From the moment that Lord Roberts with his army advanced from Ramdam all the other British forces in South Africa, the Colesberg force, the Stormberg force, Brabant's force, and the Natal force, had the pressure relieved in front of them, a tendency which increased with every fresh success of the main body. A short chapter must be devoted to following rapidly the fortunes of these various armies, and tracing the effect of Lord Roberts's strategy upon their movements. They may be taken in turn from west to east.

The force under General Clements (formerly French's) had, as has already been told, been denuded of nearly all its cavalry and horse artillery, and so left in the presence of a very superior body of the enemy. Under these circumstances Clements had to withdraw his immensely extended line, and to concentrate at Arundel, closely followed by the elated enemy. The situation was a more critical one than has been appreciated by the public, for if the force had been defeated the Boers would have been in a position to cut Lord Roberts's line of communications, and the main army would have been in the air. Much credit is due, not only to General Clements, but to Carter of the Wiltshires, Hacket Pain of the Worcesters, Butcher of the 4th R.F.A., the admirable Australians, and all the other good men and true who did their best to hold the gap for the Empire.

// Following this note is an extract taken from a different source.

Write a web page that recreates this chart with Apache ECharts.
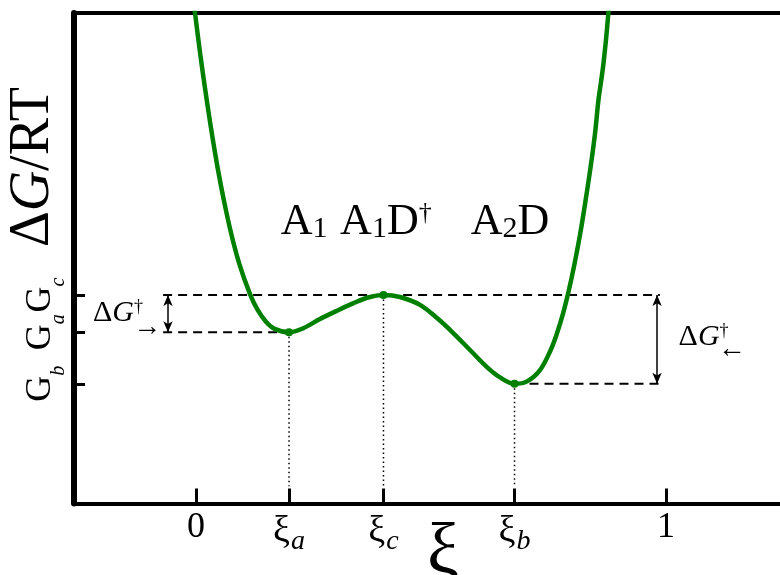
<!DOCTYPE html>
<html>
<head>
<meta charset="utf-8">
<script src="https://cdn.jsdelivr.net/npm/echarts@6/dist/echarts.min.js"></script>
<style>
  html, body { margin: 0; padding: 0; background: #fff; }
  #chart { width: 780px; height: 575px; }
</style>
</head>
<body>
<div id="chart"></div>
<script>
// Reaction coordinate ξ along the free-energy profile
const xi = [-0.0104, -0.0023, 0.0051, 0.0136, 0.0228, 0.0326, 0.0457, 0.0591, 0.0747, 0.0923,
            0.1149, 0.1315, 0.1494, 0.1672, 0.1979, 0.2277, 0.2638, 0.3000, 0.3340, 0.3660,
            0.3989, 0.4340, 0.4766, 0.5128, 0.5468, 0.5830, 0.6191, 0.6468, 0.6777, 0.7043,
            0.7319, 0.7547, 0.7681, 0.7806, 0.7915, 0.8053, 0.8177, 0.8291, 0.8396, 0.8491,
            0.8564, 0.8653, 0.8723, 0.8777, 0.8851];
// Free energy ΔG/RT at each ξ
const dG = [10.67, 10.02, 9.45, 8.84, 8.23, 7.61, 6.86, 6.19, 5.51, 4.88,
            4.27, 3.94, 3.70, 3.56, 3.49, 3.57, 3.76, 3.93, 4.08, 4.20,
            4.25, 4.21, 4.05, 3.78, 3.48, 3.13, 2.78, 2.57, 2.44, 2.49,
            2.72, 3.13, 3.47, 3.86, 4.27, 4.88, 5.51, 6.19, 6.86, 7.55,
            8.23, 8.84, 9.45, 10.02, 10.67];

// Stationary points: minimum a, transition state c, minimum b
const statNames = ['a', 'c', 'b'];
const statXi = [0.1979, 0.3989, 0.6777];
const statG = [3.49, 4.25, 2.44];

// Bottom axis ticks
const xTickValues = [0, statXi[0], statXi[1], statXi[2], 1];
const xTickLabels = ['0', '{xi|ξ}{sub|a}', '{xi|ξ}{sub|c}', '{xi|ξ}{sub|b}', '1'];

// Left axis ticks (energy levels G_b, G_a, G_c)
const yTickValues = [statG[2], statG[0], statG[1]];
const yTickLabels = ['{g|G}{s|b}', '{g|G}{s|a}', '{g|G}{s|c}'];

// Species labels above the profile
const speciesLabels = ['{t|A}{sub|1}', '{t|A}{sub|1}{t|D}{sup|†}', '{t|A}{sub|2}{t|D}'];

const SERIF = '"Liberation Serif", "Times New Roman", serif';
const X_MIN = -0.2596, X_MAX = 1.2426, Y_MIN = 0, Y_MAX = 10;
const Ga = statG[0], Gc = statG[1], Gb = statG[2];

const chart = echarts.init(document.getElementById('chart'), null, { renderer: 'canvas' });

const dashStyle = { color: '#000', width: 2, type: [9, 6] };
const dotStyle = { color: '#000', width: 1.5, type: [1.5, 3] };

function refLine(points, style) {
  return {
    type: 'line', data: points, symbol: 'none', silent: true,
    lineStyle: style, z: 2, animation: false
  };
}

const curve = xi.map((x, i) => [x, dG[i]]);

const option = {
  animation: false,
  backgroundColor: '#fff',
  grid: { left: 74, right: 0, top: 13, bottom: 71.5, containLabel: false, outerBoundsMode: 'none' },
  xAxis: [{
    type: 'value', min: X_MIN, max: X_MAX,
    position: 'bottom',
    axisLine: { show: true, onZero: false, lineStyle: { color: '#000', width: 4 } },
    axisTick: { show: true, inside: true, length: 15, customValues: xTickValues,
                lineStyle: { color: '#000', width: 3 } },
    axisLabel: {
      show: true, margin: 6, customValues: xTickValues,
      formatter: v => xTickLabels[xTickValues.indexOf(v)],
      fontFamily: SERIF, fontSize: 36, color: '#000',
      rich: {
        xi: { fontFamily: SERIF, fontSize: 38, color: '#000' },
        sub: { fontFamily: SERIF, fontSize: 28, fontStyle: 'italic', color: '#000',
               verticalAlign: 'bottom', padding: [18, 0, 0, 1] }
      }
    },
    splitLine: { show: false },
    name: 'ξ', nameLocation: 'middle', nameGap: 15, nameMoveOverlap: false,
    nameTextStyle: { fontFamily: SERIF, fontSize: 72, color: '#000', padding: [0, 0, 0, 32] }
  }, {
    type: 'value', min: X_MIN, max: X_MAX, position: 'top',
    axisLine: { show: true, onZero: false, lineStyle: { color: '#000', width: 4 } },
    axisTick: { show: false }, axisLabel: { show: false }, splitLine: { show: false }
  }],
  yAxis: {
    type: 'value', min: Y_MIN, max: Y_MAX,
    axisLine: { show: true, onZero: false, lineStyle: { color: '#000', width: 6 } },
    axisTick: { show: true, inside: true, length: 11, customValues: yTickValues,
                lineStyle: { color: '#000', width: 3 } },
    axisLabel: {
      show: true, rotate: 90, margin: 5, customValues: yTickValues,
      formatter: v => yTickLabels[yTickValues.indexOf(v)],
      rich: {
        g: { fontFamily: SERIF, fontSize: 36, color: '#000', verticalAlign: 'top' },
        s: { fontFamily: SERIF, fontSize: 20, fontStyle: 'italic', color: '#000',
             verticalAlign: 'bottom', padding: [26, 0, 0, 0] }
      }
    },
    splitLine: { show: false },
    name: '{d|Δ}{i|G}{d|/RT}', nameLocation: 'middle', nameGap: 13, nameRotate: 90,
    nameMoveOverlap: false,
    nameTextStyle: {
      padding: [0, 0, 0, 182],
      rich: {
        d: { fontFamily: SERIF, fontSize: 56, color: '#000' },
        i: { fontFamily: SERIF, fontSize: 56, fontStyle: 'italic', color: '#000' }
      }
    }
  },
  series: [
    // energy levels
    refLine([[-0.07, Gc], [0.987, Gc]], dashStyle),
    refLine([[-0.07, Ga], [statXi[0], Ga]], dashStyle),
    refLine([[statXi[2], Gb], [0.987, Gb]], dashStyle),
    // drop lines from stationary points to the axis
    ...statXi.map((x, i) => refLine([[x, statG[i]], [x, 0.35]], dotStyle)),
    // barrier arrows
    {
      type: 'line', data: [], silent: true, animation: false,
      markLine: {
        silent: true, animation: false,
        symbol: ['arrow', 'arrow'], symbolSize: [7, 11],
        lineStyle: { color: '#000', width: 1.5, type: 'solid' },
        label: { show: false },
        data: [
          [{ coord: [-0.0596, Gc] }, { coord: [-0.0596, Ga] }],
          [{ coord: [0.981, Gc] }, { coord: [0.981, Gb] }]
        ]
      }
    },
    // free-energy profile
    {
      type: 'line', data: curve, smooth: 0.35, symbol: 'none', z: 4,
      lineStyle: { color: '#008000', width: 4.5 }
    },
    // stationary points
    {
      type: 'scatter', data: statXi.map((x, i) => [x, statG[i]]),
      symbol: 'circle', symbolSize: 8, z: 5,
      itemStyle: { color: '#008000', opacity: 1 }
    },
    // text annotations
    {
      type: 'scatter', symbolSize: 0, silent: true, z: 6,
      itemStyle: { opacity: 1 },
      label: {
        show: true, position: [0, 0], align: 'center', verticalAlign: 'middle', color: '#000',
        opacity: 1,
        rich: {
          t: { fontFamily: SERIF, fontSize: 44, color: '#000' },
          sub: { fontFamily: SERIF, fontSize: 30, color: '#000',
                 verticalAlign: 'bottom', padding: [14, 0, 0, 0] },
          sup: { fontFamily: SERIF, fontSize: 26, color: '#000', verticalAlign: 'top' },
          d: { fontFamily: SERIF, fontSize: 30, color: '#000' },
          i: { fontFamily: SERIF, fontSize: 30, fontStyle: 'italic', color: '#000' },
          dag: { fontFamily: SERIF, fontSize: 18, color: '#000', verticalAlign: 'top' },
          arr: { fontFamily: SERIF, fontSize: 28, color: '#000' }
        }
      },
      data: [
        { value: [0.230, 5.74], label: { formatter: speciesLabels[0] } },
        { value: [0.404, 5.74], label: { formatter: speciesLabels[1] } },
        { value: [0.668, 5.74], label: { formatter: speciesLabels[2] } },
        { value: [-0.166, 3.88], label: { formatter: '{d|Δ}{i|G}{dag|†}' } },
        { value: [-0.104, 3.58], label: { formatter: '{arr|→}' } },
        { value: [1.080, 3.39], label: { formatter: '{d|Δ}{i|G}{dag|†}' } },
        { value: [1.140, 3.13], label: { formatter: '{arr|←}' } }
      ]
    }
  ]
};

chart.setOption(option);
</script>
</body>
</html>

The Boer idea of a strong attack upon this point was strategically admirable, but tactically there was not sufficient energy in pushing home the advance. The British wings succeeded in withdrawing, and the concentrated force at Arundel was too strong for attack Yet there was a time of suspense, a time when every man had become of such importance that even fifty Indian syces were for the first and last time in the war, to their own supreme gratification, permitted for twenty-four hours to play their natural part as soldiers. [Footnote: There was something piteous in the chagrin of these fine Sikhs at being held back from their natural work as soldiers. A deputation of them waited upon Lord Roberts at Bloemfontein to ask, with many salaams, whether 'his children were not to see one little fight before they returned.'] But then with the rapid strokes in front the hour of danger passed, and the Boer advance became first a halt and then a retreat.

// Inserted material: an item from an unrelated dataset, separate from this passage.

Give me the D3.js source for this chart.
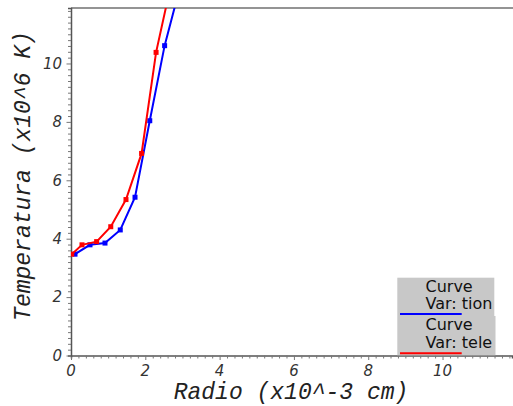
<!DOCTYPE html>
<html>
<head>
<meta charset="utf-8">
<script src="https://cdn.jsdelivr.net/npm/d3@7"></script>
<style>
    body { margin: 0; background: #fff; }
    svg { display: block; }
</style>
</head>
<body>
<div id="chart"></div>
<script>
// radio (x10^-3 cm) and temperatura (x10^6 K)
var tionRadio = [0.108, 0.511, 0.915, 1.326, 1.723, 2.12, 2.52, 2.93];
var tionTemp = [3.47, 3.79, 3.85, 4.30, 5.42, 8.04, 10.61, 12.6];
var teleRadio = [0.02, 0.296, 0.69, 1.07, 1.48, 1.90, 2.29, 2.69];
var teleTemp = [3.47, 3.79, 3.90, 4.41, 5.34, 6.92, 10.38, 12.7];

var xTicks = [0, 2, 4, 6, 8, 10];
var yTicks = [0, 2, 4, 6, 8, 10];
var legendLabels = [["Curve", "Var: tion"], ["Curve", "Var: tele"]];
var seriesColors = ["#0000ff", "#ff0000"];

var width = 513, height = 406;
var margin = {top: 8, right: 1, bottom: 50.5, left: 71};

var series = [
    {name: "tion", points: tionRadio.map(function (d, i) { return [d, tionTemp[i]]; })},
    {name: "tele", points: teleRadio.map(function (d, i) { return [d, teleTemp[i]]; })}
];

var x = d3.scaleLinear().domain([0, 11.87]).range([margin.left, width - margin.right]);
var y = d3.scaleLinear().domain([0, 11.9]).range([height - margin.bottom, margin.top]);

var svg = d3.select("#chart").append("svg")
        .attr("width", width)
        .attr("height", height);

svg.append("clipPath").attr("id", "plotclip")
        .append("rect")
        .attr("x", x(0))
        .attr("y", y(11.9))
        .attr("width", x(11.87) - x(0))
        .attr("height", y(0) - y(11.9));

//top border of the plot box
svg.append("line")
        .attr("x1", x(0)).attr("x2", width)
        .attr("y1", y(11.9)).attr("y2", y(11.9))
        .style("stroke", "#707070")
        .style("stroke-width", 1.5);

//minor ticks every 0.2, labels every 2
var minorX = d3.range(0, 11.81, 0.2);
var minorY = d3.range(0, 11.81, 0.2);

var xAxis = svg.append("g")
        .attr("transform", "translate(0," + y(0) + ")")
        .call(d3.axisBottom(x).tickValues(minorX).tickSize(3).tickFormat(""));
var yAxis = svg.append("g")
        .attr("transform", "translate(" + x(0) + ",0)")
        .call(d3.axisLeft(y).tickValues(minorY).tickSize(3).tickFormat(""));

[xAxis, yAxis].forEach(function (ax) {
    ax.select(".domain").style("stroke", "#555").style("stroke-width", 1.5);
    ax.selectAll(".tick line").style("stroke", "#777");
});

//major ticks a bit longer
xAxis.selectAll(".tick line")
        .filter(function (d) { return Math.abs(d / 2 - Math.round(d / 2)) < 1e-6; })
        .attr("y2", 4.5);
yAxis.selectAll(".tick line")
        .filter(function (d) { return Math.abs(d / 2 - Math.round(d / 2)) < 1e-6; })
        .attr("x2", -4.5);

svg.append("g").selectAll("text")
        .data(xTicks).enter()
        .append("text")
        .attr("x", function (d) { return x(d); })
        .attr("y", 376)
        .attr("text-anchor", "middle")
        .attr("font-family", "DejaVu Sans")
        .attr("font-style", "italic")
        .attr("font-size", 15)
        .attr("fill", "#333")
        .text(function (d) { return d; });

svg.append("g").selectAll("text")
        .data(yTicks).enter()
        .append("text")
        .attr("x", 62)
        .attr("y", function (d) { return y(d); })
        .attr("dy", "0.36em")
        .attr("text-anchor", "end")
        .attr("font-family", "DejaVu Sans")
        .attr("font-style", "italic")
        .attr("font-size", 15)
        .attr("fill", "#333")
        .text(function (d) { return d; });

//axis titles
svg.append("text")
        .attr("x", 291)
        .attr("y", 399)
        .attr("text-anchor", "middle")
        .attr("font-family", "Liberation Mono")
        .attr("font-style", "italic")
        .attr("font-size", 23)
        .attr("fill", "#222")
        .text("Radio (x10^-3 cm)");

svg.append("text")
        .attr("transform", "translate(30,176) rotate(-90)")
        .attr("text-anchor", "middle")
        .attr("font-family", "Liberation Mono")
        .attr("font-style", "italic")
        .attr("font-size", 23)
        .attr("fill", "#222")
        .text("Temperatura (x10^6 K)");

//curves
var line = d3.line()
        .x(function (d) { return x(d[0]); })
        .y(function (d) { return y(d[1]); });

var plot = svg.append("g").attr("clip-path", "url(#plotclip)");

series.forEach(function (s, i) {
    plot.append("path")
            .datum(s.points)
            .attr("d", line)
            .style("fill", "none")
            .style("stroke", seriesColors[i])
            .style("stroke-width", 2);

    plot.selectAll(".pt" + i)
            .data(s.points).enter()
            .append("rect")
            .attr("class", "pt" + i)
            .attr("x", function (d) { return x(d[0]) - 2.5; })
            .attr("y", function (d) { return y(d[1]) - 2.5; })
            .attr("width", 5)
            .attr("height", 5)
            .style("fill", seriesColors[i]);
});

//legend
var legend = svg.append("g");
var boxes = [{y0: 277.7, y1: 316, x1: 494.3}, {y0: 316, y1: 355.3, x1: 495.5}];

legendLabels.forEach(function (lab, i) {
    var b = boxes[i];
    legend.append("rect")
            .attr("x", 397.3)
            .attr("y", b.y0)
            .attr("width", b.x1 - 397.3)
            .attr("height", b.y1 - b.y0)
            .style("fill", "#c8c8c8");
    var t = legend.append("text")
            .attr("font-family", "DejaVu Sans")
            .attr("font-size", 16)
            .attr("fill", "#111");
    t.append("tspan").attr("x", 425.5).attr("y", b.y0 + 14).text(lab[0]);
    t.append("tspan").attr("x", 425.5).attr("y", b.y0 + 31.5).text(lab[1]);
    legend.append("line")
            .attr("x1", 400).attr("x2", 461.7)
            .attr("y1", b.y1 - 2).attr("y2", b.y1 - 2)
            .style("stroke", seriesColors[i])
            .style("stroke-width", 2);
});
</script>
</body>
</html>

On February 27th, Major Butcher, supported by the Inniskillings and Australians, attacked Rensburg and shelled the enemy out of it. Next morning Clements's whole force had advanced from Arundel and took up its old position. The same afternoon it was clear that the Boers were retiring, and the British, following them up, marched into Colesberg, around which they had manoeuvred so long. A telegram from Steyn to De Wet found in the town told the whole story of the retirement: 'As long as you are able to hold the positions you are in with the men you have, do so. If not, come here as quickly as circumstances will allow, as matters here are taking a serious turn.' The whole force passed over the Orange River unimpeded, and blew up the Norval's Pont railway bridge behind it. Clements's brigade followed on March 4th, and succeeded in the course of a week in throwing a pontoon bridge over the river and crossing into the Orange Free State. Roberts having in the meanwhile seized Bloemfontein, communication was restored by railway between the forces, and Clements was despatched to Phillipolis, Fauresmith, and the other towns in the south-west to receive the submission of the inhabitants and to enforce their disarmament. In the meantime the Engineers worked furiously at the restoration of the railway bridge over the Orange River, which was not, however, accomplished until some weeks later.

During the long period which had elapsed since the repulse at Stormberg, General Gatacre had held his own at Sterkstroom, under orders not to attack the enemy, repulsing them easily upon the only occasion when they ventured to attack him. Now it was his turn also to profit by the success which Lord Roberts had won. On February 23rd he re-occupied Molteno, and on the same day sent out a force to reconnoitre the enemy's position at Stormberg. The incident is memorable as having been the cause of the death of Captain de Montmorency [Footnote: De Montmorency had established a remarkable influence over his rough followers. To the end of the war they could not speak of him without tears in their eyes. When I asked Sergeant Howe why his captain went almost alone up the hill, his answer was, 'Because the captain knew no fear.' Byrne, his soldier servant (an Omdurman V.C. like his master), galloped madly off next morning with a saddled horse to bring back his captain alive or dead, and had to be forcibly seized and restrained by our cavalry. ], one of the most promising of the younger officers of the British army. He had formed a corps of scouts, consisting originally of four men, but soon expanding to seventy or eighty. At the head of these men he confirmed the reputation for desperate valour which he had won in the Soudan, and added to it proofs of the enterprise and judgment which go to make a leader of light cavalry. In the course of the reconnaissance he ascended a small kopje accompanied by three companions, Colonel Hoskier, a London Volunteer soldier, Vice, a civilian, and Sergeant Howe. 'They are right on the top of us,' he cried to his comrades, as he reached the summit, and dropped next instant with a bullet through his heart. Hoskier was shot in five places, and Vice was mortally wounded, only Howe escaping. The rest of the scouts, being farther back, were able to get cover and to keep up a fight until they were extricated by the remainder of the force. Altogether our loss was formidable rather in quality than in quantity, for not more than a dozen were hit, while the Boers suffered considerably from the fire of our guns.